(Entries with chart source code)
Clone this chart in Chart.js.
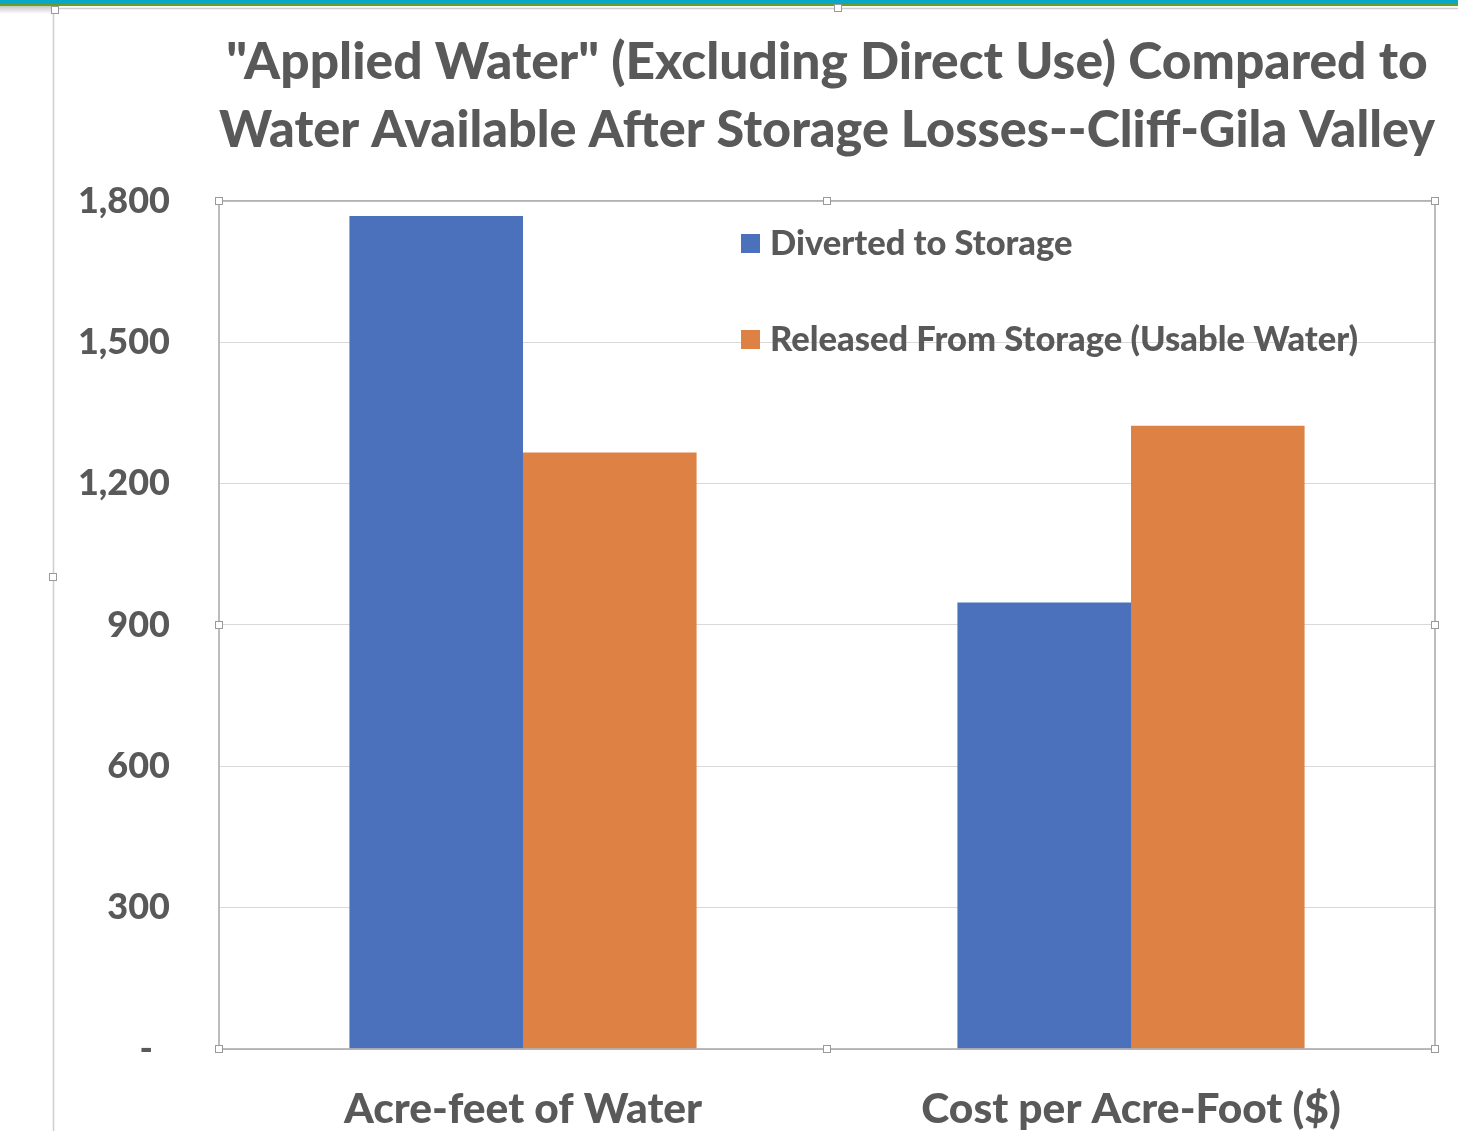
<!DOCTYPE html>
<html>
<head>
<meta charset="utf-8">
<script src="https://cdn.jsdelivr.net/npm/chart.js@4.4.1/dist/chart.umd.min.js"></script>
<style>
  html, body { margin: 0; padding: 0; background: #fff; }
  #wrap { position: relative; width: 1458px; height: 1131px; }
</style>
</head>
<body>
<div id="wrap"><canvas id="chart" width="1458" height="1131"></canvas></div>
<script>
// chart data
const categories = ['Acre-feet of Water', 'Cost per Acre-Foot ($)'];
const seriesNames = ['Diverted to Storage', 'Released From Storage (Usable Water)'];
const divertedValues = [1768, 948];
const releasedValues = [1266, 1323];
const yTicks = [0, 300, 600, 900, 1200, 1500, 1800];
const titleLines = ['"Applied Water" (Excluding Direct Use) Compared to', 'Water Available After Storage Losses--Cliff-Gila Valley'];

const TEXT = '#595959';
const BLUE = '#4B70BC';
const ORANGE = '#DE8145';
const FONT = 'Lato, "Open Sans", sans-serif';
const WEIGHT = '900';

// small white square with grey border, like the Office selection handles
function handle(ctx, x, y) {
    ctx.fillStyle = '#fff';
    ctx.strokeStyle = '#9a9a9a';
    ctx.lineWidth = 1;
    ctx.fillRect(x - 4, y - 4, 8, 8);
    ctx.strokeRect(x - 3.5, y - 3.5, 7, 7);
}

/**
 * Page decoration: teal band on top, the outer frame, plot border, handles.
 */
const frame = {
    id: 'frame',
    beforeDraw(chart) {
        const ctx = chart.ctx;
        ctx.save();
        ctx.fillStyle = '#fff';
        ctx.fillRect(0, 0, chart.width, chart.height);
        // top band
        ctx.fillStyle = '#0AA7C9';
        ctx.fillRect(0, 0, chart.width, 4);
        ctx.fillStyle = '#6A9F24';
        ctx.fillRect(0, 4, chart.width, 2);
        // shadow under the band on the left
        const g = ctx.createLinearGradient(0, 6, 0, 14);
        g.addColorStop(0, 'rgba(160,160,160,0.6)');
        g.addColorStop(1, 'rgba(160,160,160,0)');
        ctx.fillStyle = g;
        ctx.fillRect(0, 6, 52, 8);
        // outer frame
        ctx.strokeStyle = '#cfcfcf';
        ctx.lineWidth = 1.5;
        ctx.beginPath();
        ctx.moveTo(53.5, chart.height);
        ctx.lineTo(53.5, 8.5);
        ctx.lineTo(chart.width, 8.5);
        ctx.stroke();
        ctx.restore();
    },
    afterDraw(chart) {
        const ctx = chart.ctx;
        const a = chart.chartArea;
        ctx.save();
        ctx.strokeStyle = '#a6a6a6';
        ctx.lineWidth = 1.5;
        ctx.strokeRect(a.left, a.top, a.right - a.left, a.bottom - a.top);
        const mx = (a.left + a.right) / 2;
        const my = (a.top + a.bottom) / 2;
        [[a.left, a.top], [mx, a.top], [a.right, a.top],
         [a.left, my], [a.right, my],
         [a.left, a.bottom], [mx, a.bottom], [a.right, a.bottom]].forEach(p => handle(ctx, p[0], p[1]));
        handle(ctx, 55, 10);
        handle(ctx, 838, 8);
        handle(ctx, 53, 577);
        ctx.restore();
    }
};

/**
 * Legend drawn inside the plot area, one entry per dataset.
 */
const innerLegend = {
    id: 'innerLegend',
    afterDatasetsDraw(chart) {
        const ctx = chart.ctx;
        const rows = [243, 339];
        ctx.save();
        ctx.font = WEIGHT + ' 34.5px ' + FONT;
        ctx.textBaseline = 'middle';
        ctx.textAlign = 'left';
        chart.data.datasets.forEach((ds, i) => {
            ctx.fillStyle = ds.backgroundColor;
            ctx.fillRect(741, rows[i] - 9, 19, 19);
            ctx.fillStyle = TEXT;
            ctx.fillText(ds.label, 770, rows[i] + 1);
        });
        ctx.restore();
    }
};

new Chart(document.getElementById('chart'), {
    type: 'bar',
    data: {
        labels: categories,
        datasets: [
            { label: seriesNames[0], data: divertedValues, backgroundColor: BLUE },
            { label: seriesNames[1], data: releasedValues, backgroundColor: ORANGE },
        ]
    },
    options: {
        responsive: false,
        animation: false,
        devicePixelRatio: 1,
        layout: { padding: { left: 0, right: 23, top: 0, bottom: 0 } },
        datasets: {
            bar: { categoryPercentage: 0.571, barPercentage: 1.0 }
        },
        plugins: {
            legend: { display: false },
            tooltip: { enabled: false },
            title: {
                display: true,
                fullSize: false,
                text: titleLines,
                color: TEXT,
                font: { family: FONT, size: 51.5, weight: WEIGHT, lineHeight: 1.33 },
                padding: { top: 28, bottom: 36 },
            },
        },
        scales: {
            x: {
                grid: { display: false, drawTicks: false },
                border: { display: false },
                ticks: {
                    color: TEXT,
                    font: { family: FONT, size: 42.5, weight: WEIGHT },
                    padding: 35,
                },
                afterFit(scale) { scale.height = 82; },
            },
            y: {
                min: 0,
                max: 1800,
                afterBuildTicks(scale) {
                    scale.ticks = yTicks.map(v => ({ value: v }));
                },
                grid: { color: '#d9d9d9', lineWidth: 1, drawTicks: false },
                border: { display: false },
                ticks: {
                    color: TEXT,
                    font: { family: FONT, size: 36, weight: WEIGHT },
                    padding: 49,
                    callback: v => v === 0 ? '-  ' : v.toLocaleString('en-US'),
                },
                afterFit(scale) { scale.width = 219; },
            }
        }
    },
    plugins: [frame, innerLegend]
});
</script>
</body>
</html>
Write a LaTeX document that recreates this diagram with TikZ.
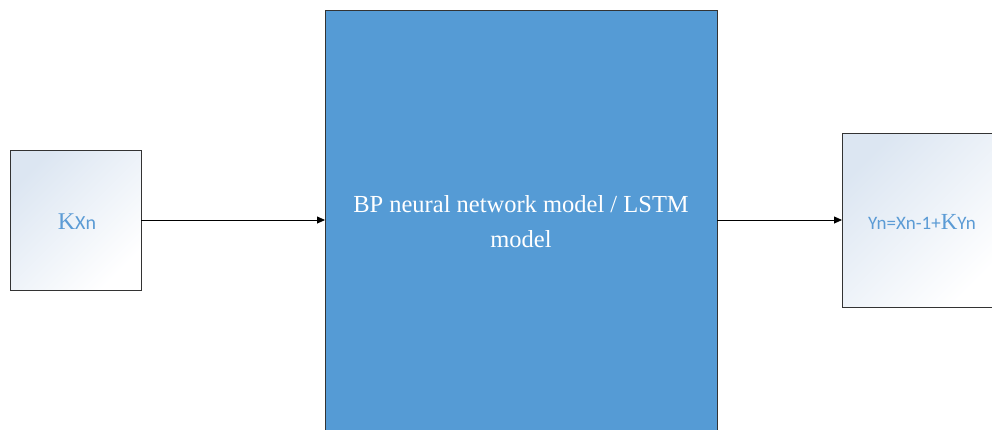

The exercise — Take the records above and transcribe them exactly, dropping every picture.

Reply to the task —
Clone this chart in Chart.js.
<!DOCTYPE html>
<html>
<head>
<meta charset="utf-8">
<script src="https://cdn.jsdelivr.net/npm/chart.js@4.4.1/dist/chart.umd.min.js"></script>
<style>
  html, body { margin: 0; padding: 0; background: #fff; }
  #wrap { position: relative; width: 1458px; height: 1131px; }
</style>
</head>
<body>
<div id="wrap"><canvas id="chart" width="1458" height="1131"></canvas></div>
<script>
// chart data
const categories = ['Acre-feet of Water', 'Cost per Acre-Foot ($)'];
const seriesNames = ['Diverted to Storage', 'Released From Storage (Usable Water)'];
const divertedValues = [1768, 948];
const releasedValues = [1266, 1323];
const yTicks = [0, 300, 600, 900, 1200, 1500, 1800];
const titleLines = ['"Applied Water" (Excluding Direct Use) Compared to', 'Water Available After Storage Losses--Cliff-Gila Valley'];

const TEXT = '#595959';
const BLUE = '#4B70BC';
const ORANGE = '#DE8145';
const FONT = 'Lato, "Open Sans", sans-serif';
const WEIGHT = '900';

// small white square with grey border, like the Office selection handles
function handle(ctx, x, y) {
    ctx.fillStyle = '#fff';
    ctx.strokeStyle = '#9a9a9a';
    ctx.lineWidth = 1;
    ctx.fillRect(x - 4, y - 4, 8, 8);
    ctx.strokeRect(x - 3.5, y - 3.5, 7, 7);
}

/**
 * Page decoration: teal band on top, the outer frame, plot border, handles.
 */
const frame = {
    id: 'frame',
    beforeDraw(chart) {
        const ctx = chart.ctx;
        ctx.save();
        ctx.fillStyle = '#fff';
        ctx.fillRect(0, 0, chart.width, chart.height);
        // top band
        ctx.fillStyle = '#0AA7C9';
        ctx.fillRect(0, 0, chart.width, 4);
        ctx.fillStyle = '#6A9F24';
        ctx.fillRect(0, 4, chart.width, 2);
        // shadow under the band on the left
        const g = ctx.createLinearGradient(0, 6, 0, 14);
        g.addColorStop(0, 'rgba(160,160,160,0.6)');
        g.addColorStop(1, 'rgba(160,160,160,0)');
        ctx.fillStyle = g;
        ctx.fillRect(0, 6, 52, 8);
        // outer frame
        ctx.strokeStyle = '#cfcfcf';
        ctx.lineWidth = 1.5;
        ctx.beginPath();
        ctx.moveTo(53.5, chart.height);
        ctx.lineTo(53.5, 8.5);
        ctx.lineTo(chart.width, 8.5);
        ctx.stroke();
        ctx.restore();
    },
    afterDraw(chart) {
        const ctx = chart.ctx;
        const a = chart.chartArea;
        ctx.save();
        ctx.strokeStyle = '#a6a6a6';
        ctx.lineWidth = 1.5;
        ctx.strokeRect(a.left, a.top, a.right - a.left, a.bottom - a.top);
        const mx = (a.left + a.right) / 2;
        const my = (a.top + a.bottom) / 2;
        [[a.left, a.top], [mx, a.top], [a.right, a.top],
         [a.left, my], [a.right, my],
         [a.left, a.bottom], [mx, a.bottom], [a.right, a.bottom]].forEach(p => handle(ctx, p[0], p[1]));
        handle(ctx, 55, 10);
        handle(ctx, 838, 8);
        handle(ctx, 53, 577);
        ctx.restore();
    }
};

/**
 * Legend drawn inside the plot area, one entry per dataset.
 */
const innerLegend = {
    id: 'innerLegend',
    afterDatasetsDraw(chart) {
        const ctx = chart.ctx;
        const rows = [243, 339];
        ctx.save();
        ctx.font = WEIGHT + ' 34.5px ' + FONT;
        ctx.textBaseline = 'middle';
        ctx.textAlign = 'left';
        chart.data.datasets.forEach((ds, i) => {
            ctx.fillStyle = ds.backgroundColor;
            ctx.fillRect(741, rows[i] - 9, 19, 19);
            ctx.fillStyle = TEXT;
            ctx.fillText(ds.label, 770, rows[i] + 1);
        });
        ctx.restore();
    }
};

new Chart(document.getElementById('chart'), {
    type: 'bar',
    data: {
        labels: categories,
        datasets: [
            { label: seriesNames[0], data: divertedValues, backgroundColor: BLUE },
            { label: seriesNames[1], data: releasedValues, backgroundColor: ORANGE },
        ]
    },
    options: {
        responsive: false,
        animation: false,
        devicePixelRatio: 1,
        layout: { padding: { left: 0, right: 23, top: 0, bottom: 0 } },
        datasets: {
            bar: { categoryPercentage: 0.571, barPercentage: 1.0 }
        },
        plugins: {
            legend: { display: false },
            tooltip: { enabled: false },
            title: {
                display: true,
                fullSize: false,
                text: titleLines,
                color: TEXT,
                font: { family: FONT, size: 51.5, weight: WEIGHT, lineHeight: 1.33 },
                padding: { top: 28, bottom: 36 },
            },
        },
        scales: {
            x: {
                grid: { display: false, drawTicks: false },
                border: { display: false },
                ticks: {
                    color: TEXT,
                    font: { family: FONT, size: 42.5, weight: WEIGHT },
                    padding: 35,
                },
                afterFit(scale) { scale.height = 82; },
            },
            y: {
                min: 0,
                max: 1800,
                afterBuildTicks(scale) {
                    scale.ticks = yTicks.map(v => ({ value: v }));
                },
                grid: { color: '#d9d9d9', lineWidth: 1, drawTicks: false },
                border: { display: false },
                ticks: {
                    color: TEXT,
                    font: { family: FONT, size: 36, weight: WEIGHT },
                    padding: 49,
                    callback: v => v === 0 ? '-  ' : v.toLocaleString('en-US'),
                },
                afterFit(scale) { scale.width = 219; },
            }
        }
    },
    plugins: [frame, innerLegend]
});
</script>
</body>
</html>
Write a LaTeX document that recreates this diagram with TikZ.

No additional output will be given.